The EFTA Court has applied a broad interpretation of the notion of continuous residence, by looking at the overall context of the Directive, and finds that ‘reasonable periods of absence which may or may not be work-related’ are allowed, as long as the duration of those periods does not contravene, or are not inconsistent with ‘genuine residence’, and as long as no abuse of rights as laid down in Article 35 has been found. Specifically with regard to the facts of the case it suggested that ‘such working schedules may not be uncommon, and that such absences do not appear inconsistent with the requirements of genuine residence’.
‘Genuine residence such as to enable family life’ and no ‘abuse of rights’
On ‘genuine residence such as to enable family life in that State’ it held that ‘residence in the host EEA State’ in line with Article 7 of the Directive ‘is evidence of settling there’ and ‘enables the EEA to create or strengthen family life’. In providing clarification with reference to the cases referred to above, Coman (C-673/16) and Article 35 of the Directive on abuse of rights, the EFTA Court responded that just because ‘an EEA national consciously places himself or herself in a situation conferring a right of residence in another EEA State does not in itself constitute a sufficient basis for assuming abuse’.

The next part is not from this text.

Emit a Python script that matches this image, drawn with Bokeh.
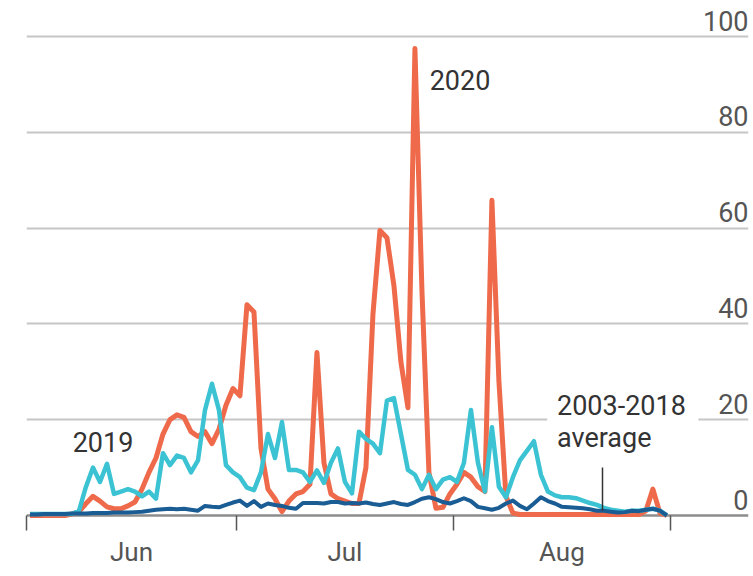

The judgment therefore applies the ‘principle of homogeneity’ and aligns with EEA law the derived rights of residence of third country national family members of economically inactive (as well as economically active) nationals of Norway, Iceland, Liechtenstein in terms of the outcome reached under EU law, despite EU law doing so by attaching such rights to primary law TFEU rights that have no equivalent in the EEA legal context. For other EFTA Court cases in similar circumstances and involving Directive 2004/38, see E-4/11 Clauder (on Article 16 of the Directive), E-15/12 Wahl, and E-26/13 Gunnarsson (the precursor to Jabbi, also on Article 7 of the Directive).